The study of the Torah affords the Jew with the opportunity to awaken himself to the aquisition of true wisdom. If one has been involved in secular wisdom, he may, at first, and even for an extended period of time, think that the Torah is similar to these wisdoms, differing only in that it’s subject is Holy. But there is much more fundamental difference; this point of difference being the pivitol point on which one’s whole success in life is dependent.

One must understand that the Torah is coming to awaken the Jew to the innate wisdom which is his natural inheritance, so to speak. Although the Mishnah in Avos states that the Torah is not an inheritance, this is coming to teach that Torah knowledge must be acquired through labor. But the wisdom that is gained through the Torah is wisdom that is an innate parcel of the person’s very existance.
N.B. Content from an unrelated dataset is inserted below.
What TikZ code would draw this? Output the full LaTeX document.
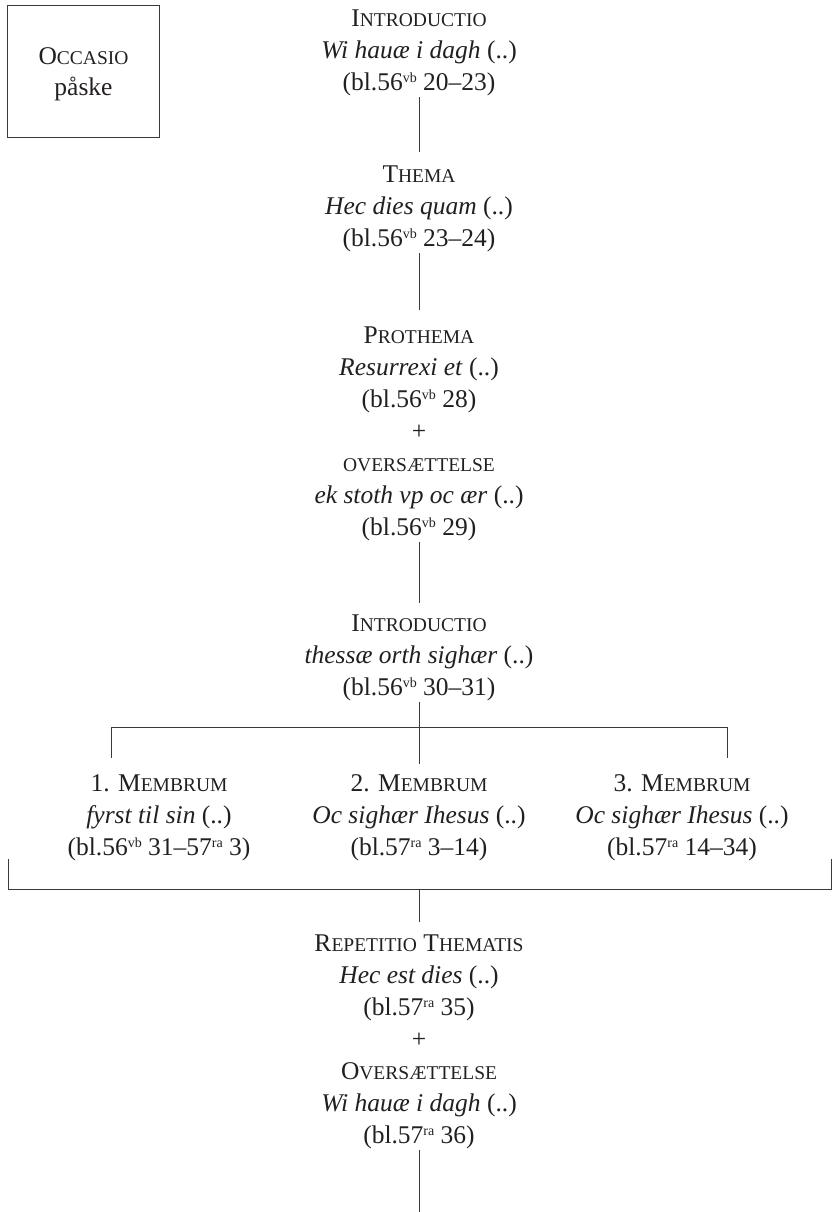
\documentclass[tikz,border=0pt]{standalone}
\usepackage{fontspec}
\setmainfont{Liberation Serif}
\newcommand{\smc}[1]{{\fontsize{19.5}{19.5}\selectfont #1}}
\newcommand{\sps}[1]{\raisebox{7.5pt}{\fontsize{14}{14}\selectfont #1}}
\newcommand{\ls}{\rule[-7pt]{0pt}{32pt}}
\definecolor{ink}{HTML}{231F20}
\definecolor{rule}{HTML}{3A3A3A}
\begin{document}
\begin{tikzpicture}[x=1pt,y=-1pt,
  blk/.style={anchor=north, inner sep=0pt, align=center, text=ink, font=\fontsize{25.5}{32}\selectfont},
  conn/.style={draw=rule, line width=0.8pt},
  occbox/.style={draw=rule, line width=0.8pt, minimum width=152pt, minimum height=132pt, inner sep=0pt, align=center, text=ink, font=\fontsize{25.5}{32}\selectfont}]
\useasboundingbox (0,0) rectangle (833,1212);

\node[occbox] (occ) at (83.5,71) {\ls O\smc{CCASIO}\\ \ls påske};

\node[blk] (intro1) at (419,1) {\ls I\smc{NTRODUCTIO}\\ \ls\textit{Wi hauæ i dagh} (..)\\ \ls(bl.56\sps{vb} 20–23)};
\node[blk] (thema) at (419,157) {\ls T\smc{HEMA}\\ \ls\textit{Hec dies quam} (..)\\ \ls(bl.56\sps{vb} 23–24)};
\node[blk] (proth) at (419,318) {\ls P\smc{ROTHEMA}\\ \ls\textit{Resurrexi et} (..)\\ \ls(bl.56\sps{vb} 28)\\ \ls+\\ \ls\smc{OVERSÆTTELSE}\\ \ls\textit{ek stoth vp oc ær} (..)\\ \ls(bl.56\sps{vb} 29)};
\node[blk] (intro2) at (419,606) {\ls I\smc{NTRODUCTIO}\\ \ls\textit{thessæ orth sighær} (..)\\ \ls(bl.56\sps{vb} 30–31)};
\node[blk] (m1) at (159,766) {\ls 1. M\smc{EMBRUM}\\ \ls\textit{fyrst til sin} (..)\\ \ls(bl.56\sps{vb} 31–57\sps{ra} 3)};
\node[blk] (m2) at (419,766) {\ls 2. M\smc{EMBRUM}\\ \ls\textit{Oc sighær Ihesus} (..)\\ \ls(bl.57\sps{ra} 3–14)};
\node[blk] (m3) at (682,766) {\ls 3. M\smc{EMBRUM}\\ \ls\textit{Oc sighær Ihesus} (..)\\ \ls(bl.57\sps{ra} 14–34)};
\node[blk] (rep) at (419,926) {\ls R\smc{EPETITIO} T\smc{HEMATIS}\\ \ls\textit{Hec est dies} (..)\\ \ls(bl.57\sps{ra} 35)\\ \ls+\\ \ls O\smc{VERSÆTTELSE}\\ \ls\textit{Wi hauæ i dagh} (..)\\ \ls(bl.57\sps{ra} 36)};

\coordinate (hl) at (111,727);
\coordinate (hr) at (727,727);
\coordinate (hl2) at (111,758);
\coordinate (hr2) at (727,758);
\coordinate (bkl) at (8,859);
\coordinate (bkbl) at (8,889);
\coordinate (bkbr) at (831,889);
\coordinate (bkr) at (831,859);
\coordinate (bkm) at (419,889);
\coordinate (end) at (419,1212);

\draw[conn] (intro1.south) -- ([yshift=5pt]thema.north);
\draw[conn] (thema.south) -- ([yshift=8pt]proth.north);
\draw[conn] (proth.south) -- ([yshift=3pt]intro2.north);
\draw[conn] (intro2.south) -- ([yshift=2pt]m2.north);
\draw[conn] (hl) -- (hr);
\draw[conn] (hl) -- (hl2);
\draw[conn] (hr) -- (hr2);
\draw[conn] (bkl) -- (bkbl) -- (bkbr) -- (bkr);
\draw[conn] (bkm) -- ([yshift=4pt]rep.north);
\draw[conn] (rep.south) -- (end);
\end{tikzpicture}
\end{document}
This matter is very difficult to explain. One who had merited this already understands it well, and one who had not yet meritied this, he must search and pray to merit it. For truly all is dependent upon it. The Torah is given to enlighten our lives in all matters, to makes us wise in all the ways of our lives, in all that we encounter. It is not principally a matter of mastering subjects and then applying this knowledge to situations as they occur, rather a matter of having been transformed by the Torah into a ‘wise person’ whose pereceptions and acts are Holy by virtue of the fact of having awakened his true Holy nature.

May every Jew merit to come closer to his true destiny, amen.